Tom Calhoun, L.A. Unified’s development manager for the central region, sees the lawsuits as unnecessary and ultimately fruitless delays. “We own the land, we’re going to build the school,” he says.

One of the main points of contention over the EIR is that the school district is a self-certifying agency that has the power to approve its own decisions. The EIR that was prepared for the school district was approved by the school board.

As the district waits for the lawsuits to end, the clock ticks closer to 2010, the projected opening of the school. The clock is also ticking on the school district’s budget.

Already, with the rising costs of construction materials, the district has been forced to cut funds to 18 other schools it plans to build in other areas.
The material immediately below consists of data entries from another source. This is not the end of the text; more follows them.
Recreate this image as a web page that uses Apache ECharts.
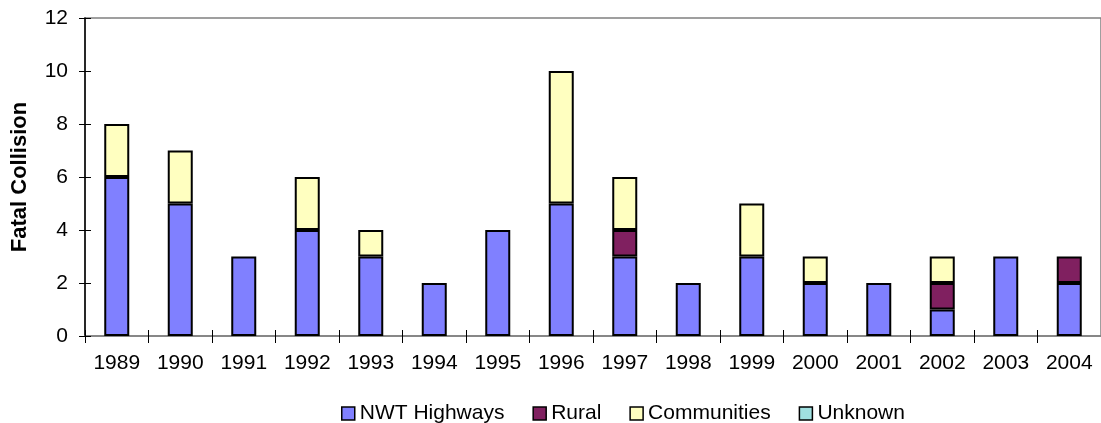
<!DOCTYPE html>
<html>
<head>
<meta charset="utf-8">
<script src="https://cdn.jsdelivr.net/npm/echarts@6/dist/echarts.min.js"></script>
<style>html,body{margin:0;padding:0;background:#fff}#c{width:1101px;height:423px}</style>
</head>
<body>
<div id="c"></div>
<script>
var years = ['1989','1990','1991','1992','1993','1994','1995','1996','1997','1998','1999','2000','2001','2002','2003','2004'];
var highways    = [6,5,3,4,3,2,4,5,3,2,3,2,2,1,3,2];
var rural       = [0,0,0,0,0,0,0,0,1,0,0,0,0,1,0,1];
var communities = [2,2,0,2,1,0,0,5,2,0,2,1,0,1,0,0];
var unknown     = [0,0,0,0,0,0,0,0,0,0,0,0,0,0,0,0];
var yTicks = [0,2,4,6,8,10,12];

var font = 'Liberation Sans, Arial, sans-serif';
function ser(name, data, color) {
  return {
    name: name, type: 'bar', stack: 'a', barWidth: 25,
    data: data.map(function (v) { return v === 0 ? null : v; }),
    itemStyle: { color: color, borderColor: '#000', borderWidth: 2 },
    emphasis: { disabled: true }, animation: false
  };
}
var chart = echarts.init(document.getElementById('c'));
chart.setOption({
  animation: false,
  grid: { left: 85, top: 18, width: 1025, height: 318, show: true, borderColor: '#808080', borderWidth: 1.5, backgroundColor: 'transparent' },
  legend: {
    left: 336, top: 398, icon: 'rect', itemWidth: 13, itemHeight: 13, itemGap: 28,
    textStyle: { fontFamily: font, fontSize: 21, color: '#000' },
    itemStyle: { borderColor: '#000', borderWidth: 1.5 },
    data: ['NWT Highways','Rural','Communities','Unknown']
  },
  xAxis: [{
    type: 'category', data: years, boundaryGap: true,
    axisLine: { lineStyle: { color: '#808080', width: 1.5 } },
    axisTick: { show: true, length: 7, lineStyle: { color: '#000' } },
    axisLabel: { fontFamily: font, fontSize: 21, color: '#000', margin: 17, interval: 0 }
  },{
    type: 'category', data: years, position: 'bottom', boundaryGap: true,
    axisLine: { show: false },
    axisTick: { show: true, inside: true, length: 6, lineStyle: { color: '#000' } },
    axisLabel: { show: false }
  }],
  yAxis: [{
    type: 'value', min: 0, max: 12, interval: 2,
    name: 'Fatal Collision', nameLocation: 'middle', nameGap: 54, nameRotate: 90,
    nameTextStyle: { fontFamily: font, fontSize: 22, fontWeight: 'bold', color: '#000' },
    axisLine: { show: true, lineStyle: { color: '#000', width: 1.5 } },
    axisTick: { show: true, length: 6, lineStyle: { color: '#000' } },
    splitLine: { show: false },
    axisLabel: { fontFamily: font, fontSize: 21, color: '#000', margin: 17,
      formatter: function (v) { return yTicks.indexOf(v) >= 0 ? String(v) : ''; } }
  },{
    type: 'value', min: 0, max: 12, interval: 2, position: 'left', offset: 0,
    axisLine: { show: false },
    axisTick: { show: true, inside: true, length: 6, lineStyle: { color: '#000' } },
    splitLine: { show: false }, axisLabel: { show: false }
  }],
  series: [
    ser('NWT Highways', highways, '#8080FF'),
    ser('Rural', rural, '#802060'),
    ser('Communities', communities, '#FFFFC0'),
    ser('Unknown', unknown, '#A0E0E0')
  ]
});
</script>
</body>
</html>
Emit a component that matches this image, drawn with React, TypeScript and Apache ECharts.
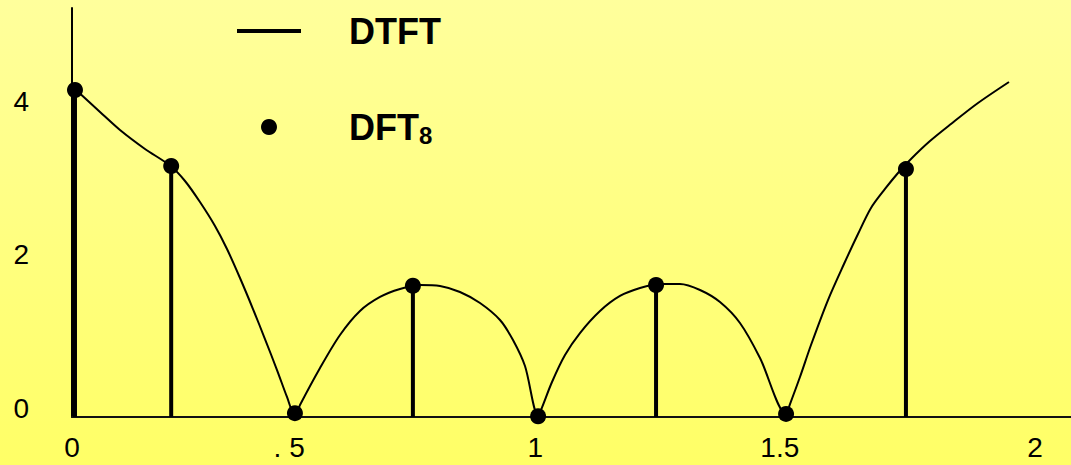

To finish all the schools as planned, the district would need another $1.2 to $1.8 billion, Calhoun says.

It doesn’t help that the Echo Park School acts as a constant drain on the district’s cash pool. “We’re suffering damages to the tune of $110,000 a week because it’s been languishing in this state for about a year,” Calhoun says.

Even if the Right Site Coalition wins in court, there is no guarantee that the families could get their properties back, even if they wanted to. The homes appear mostly unsound after standing empty for over two years.

“It would be an amazing thing if we could get the school district to admit that times have changed and the need has changed and that this isn’t the time to be building a school there. We would have to acknowledge that because of their intentional neglect of the properties, a lot of them will not be salvageable at this point,” Peters says.

The Villanueva family now lives around the block and, as much as Antonio Villanueva dreams about it, moving home again isn’t likely. After all of the court cases and time and money spent on winning against the district, they were never actually fighting to win back the rights to their property.

Unless, of course, they wage yet another fight and prove wrong the school district lawyer who paid them a visit a year or so ago. “We asked him if we could buy our property back if they don’t build a school there. He said no,” James says. “My dad was fighting to stay.”